## What you need to do
Every line holding the string "this" should be gathered.

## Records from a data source
------------

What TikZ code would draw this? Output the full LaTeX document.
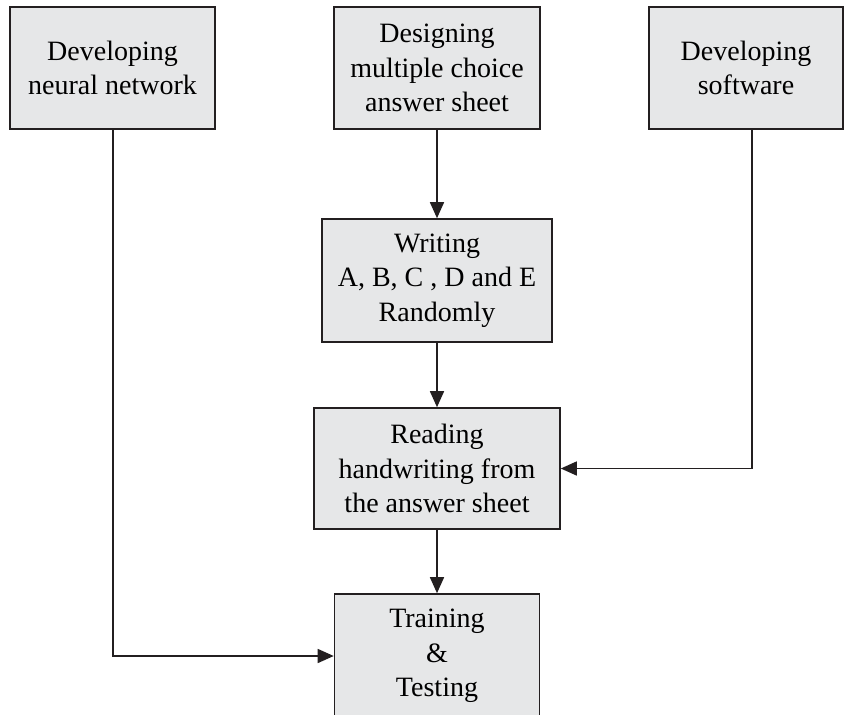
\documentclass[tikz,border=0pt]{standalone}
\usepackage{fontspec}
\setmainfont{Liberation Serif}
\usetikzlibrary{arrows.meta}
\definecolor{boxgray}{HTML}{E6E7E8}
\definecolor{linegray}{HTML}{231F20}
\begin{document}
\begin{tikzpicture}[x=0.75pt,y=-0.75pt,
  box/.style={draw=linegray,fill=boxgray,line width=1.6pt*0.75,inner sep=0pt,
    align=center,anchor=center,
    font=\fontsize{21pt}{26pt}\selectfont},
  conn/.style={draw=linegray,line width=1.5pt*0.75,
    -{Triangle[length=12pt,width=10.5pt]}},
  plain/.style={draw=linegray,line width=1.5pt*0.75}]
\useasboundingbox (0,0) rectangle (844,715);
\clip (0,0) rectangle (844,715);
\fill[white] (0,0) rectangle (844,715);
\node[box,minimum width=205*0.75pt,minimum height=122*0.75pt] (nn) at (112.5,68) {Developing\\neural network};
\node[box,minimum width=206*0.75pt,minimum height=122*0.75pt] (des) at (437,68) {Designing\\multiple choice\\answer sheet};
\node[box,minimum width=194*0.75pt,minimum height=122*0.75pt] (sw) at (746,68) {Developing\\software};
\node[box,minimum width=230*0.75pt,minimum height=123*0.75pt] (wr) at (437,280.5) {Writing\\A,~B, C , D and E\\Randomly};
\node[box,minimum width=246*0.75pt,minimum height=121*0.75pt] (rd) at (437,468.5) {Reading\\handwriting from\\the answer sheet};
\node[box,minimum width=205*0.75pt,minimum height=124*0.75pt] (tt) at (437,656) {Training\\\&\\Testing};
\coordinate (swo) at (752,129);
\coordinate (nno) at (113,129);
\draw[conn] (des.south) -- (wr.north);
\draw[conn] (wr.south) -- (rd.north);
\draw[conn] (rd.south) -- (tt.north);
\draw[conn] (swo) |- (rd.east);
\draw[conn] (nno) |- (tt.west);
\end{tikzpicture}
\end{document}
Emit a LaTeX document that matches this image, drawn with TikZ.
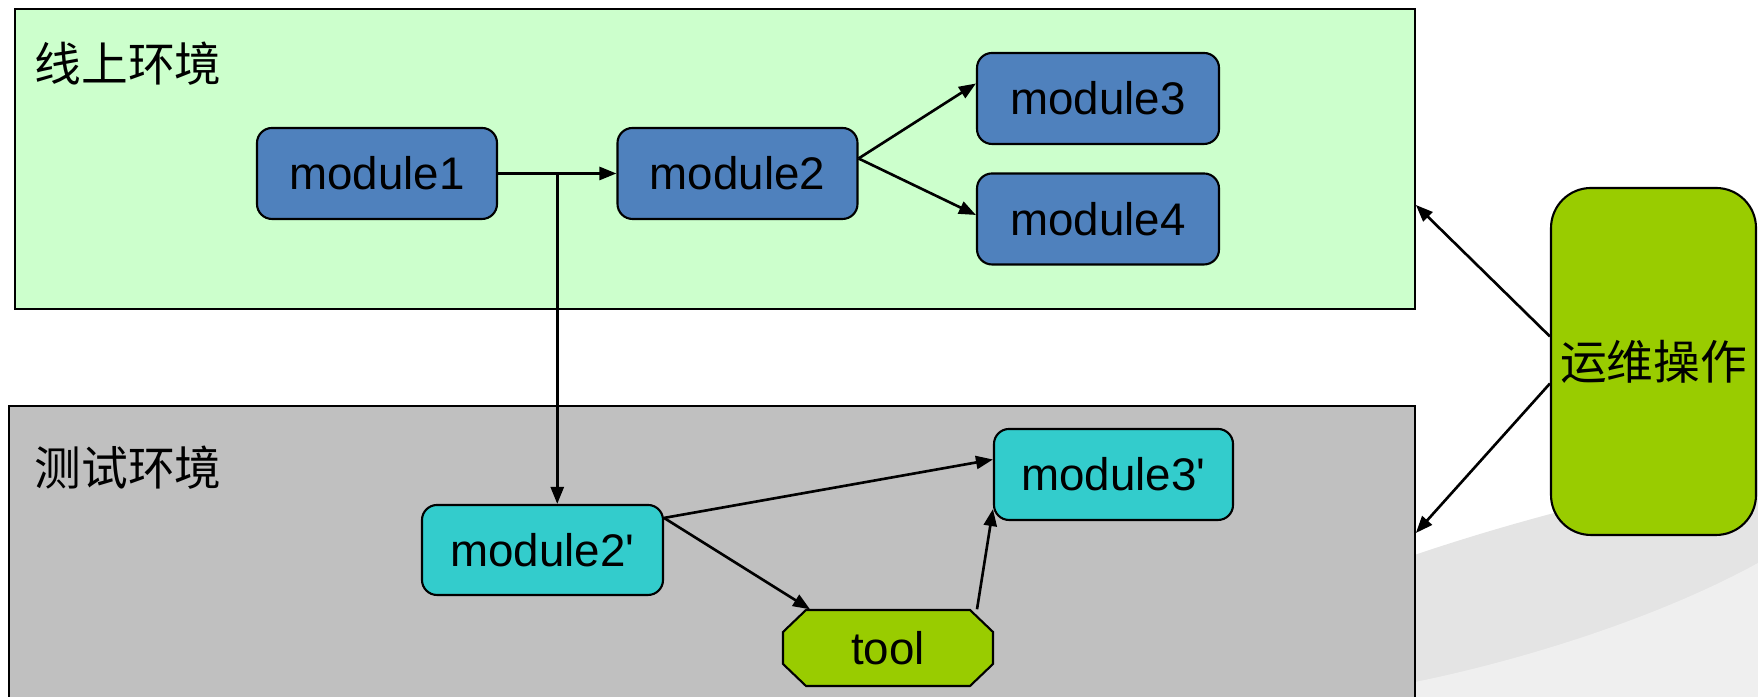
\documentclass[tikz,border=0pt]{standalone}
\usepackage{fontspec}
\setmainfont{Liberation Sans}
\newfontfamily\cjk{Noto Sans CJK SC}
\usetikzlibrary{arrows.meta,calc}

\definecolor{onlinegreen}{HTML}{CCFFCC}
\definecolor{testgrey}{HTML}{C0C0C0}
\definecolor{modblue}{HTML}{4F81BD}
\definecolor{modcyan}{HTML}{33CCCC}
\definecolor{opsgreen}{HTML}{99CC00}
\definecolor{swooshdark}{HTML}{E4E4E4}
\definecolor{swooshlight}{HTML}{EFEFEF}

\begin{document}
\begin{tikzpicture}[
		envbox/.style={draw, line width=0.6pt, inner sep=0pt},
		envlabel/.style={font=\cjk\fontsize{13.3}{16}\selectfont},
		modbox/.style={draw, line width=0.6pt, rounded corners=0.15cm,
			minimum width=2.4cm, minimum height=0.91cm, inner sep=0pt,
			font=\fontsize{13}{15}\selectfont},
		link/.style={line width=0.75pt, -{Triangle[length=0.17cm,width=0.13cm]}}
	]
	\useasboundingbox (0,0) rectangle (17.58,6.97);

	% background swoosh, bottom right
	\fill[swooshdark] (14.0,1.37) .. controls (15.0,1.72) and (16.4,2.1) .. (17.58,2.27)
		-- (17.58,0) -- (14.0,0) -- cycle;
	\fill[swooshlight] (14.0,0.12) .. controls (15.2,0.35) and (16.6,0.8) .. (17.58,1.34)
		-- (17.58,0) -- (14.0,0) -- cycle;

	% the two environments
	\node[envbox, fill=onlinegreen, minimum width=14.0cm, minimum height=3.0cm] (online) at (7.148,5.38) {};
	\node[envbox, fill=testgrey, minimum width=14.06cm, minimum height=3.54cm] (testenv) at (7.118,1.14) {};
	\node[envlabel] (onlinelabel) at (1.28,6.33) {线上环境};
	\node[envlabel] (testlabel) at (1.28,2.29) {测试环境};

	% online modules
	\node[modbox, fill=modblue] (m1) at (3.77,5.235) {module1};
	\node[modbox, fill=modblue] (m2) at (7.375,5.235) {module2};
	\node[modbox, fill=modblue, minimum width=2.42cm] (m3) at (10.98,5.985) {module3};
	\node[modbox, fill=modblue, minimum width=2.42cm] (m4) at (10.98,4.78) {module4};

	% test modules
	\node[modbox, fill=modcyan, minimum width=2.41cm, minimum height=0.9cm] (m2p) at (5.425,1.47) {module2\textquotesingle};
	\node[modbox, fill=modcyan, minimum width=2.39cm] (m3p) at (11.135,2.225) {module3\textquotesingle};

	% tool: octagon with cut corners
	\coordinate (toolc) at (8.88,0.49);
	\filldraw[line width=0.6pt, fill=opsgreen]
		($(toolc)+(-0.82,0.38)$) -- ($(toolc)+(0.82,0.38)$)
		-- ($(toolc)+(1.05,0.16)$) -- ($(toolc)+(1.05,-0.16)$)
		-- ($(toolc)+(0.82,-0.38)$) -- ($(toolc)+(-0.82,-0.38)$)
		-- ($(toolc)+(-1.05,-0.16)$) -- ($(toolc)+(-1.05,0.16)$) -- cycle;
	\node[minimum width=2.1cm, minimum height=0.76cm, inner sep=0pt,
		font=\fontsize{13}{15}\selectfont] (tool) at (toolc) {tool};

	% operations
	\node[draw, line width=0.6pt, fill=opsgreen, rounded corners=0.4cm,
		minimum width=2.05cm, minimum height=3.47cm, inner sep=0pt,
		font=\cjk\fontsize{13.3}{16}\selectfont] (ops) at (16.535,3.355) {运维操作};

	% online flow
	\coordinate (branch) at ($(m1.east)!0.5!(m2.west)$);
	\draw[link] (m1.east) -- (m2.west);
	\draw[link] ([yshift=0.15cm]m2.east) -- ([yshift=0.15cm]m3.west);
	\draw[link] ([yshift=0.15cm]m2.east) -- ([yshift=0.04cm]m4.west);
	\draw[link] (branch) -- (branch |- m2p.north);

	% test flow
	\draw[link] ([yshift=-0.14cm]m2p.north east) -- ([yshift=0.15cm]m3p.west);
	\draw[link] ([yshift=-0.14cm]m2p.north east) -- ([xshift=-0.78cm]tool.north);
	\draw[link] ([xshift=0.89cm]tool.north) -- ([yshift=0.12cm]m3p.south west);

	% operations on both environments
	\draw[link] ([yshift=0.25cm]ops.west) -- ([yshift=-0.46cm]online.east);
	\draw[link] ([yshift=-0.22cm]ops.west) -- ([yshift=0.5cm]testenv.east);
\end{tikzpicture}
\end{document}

------------

## Reply
What TikZ code would draw this? Output the full LaTeX document.
Emit a LaTeX document that matches this image, drawn with TikZ.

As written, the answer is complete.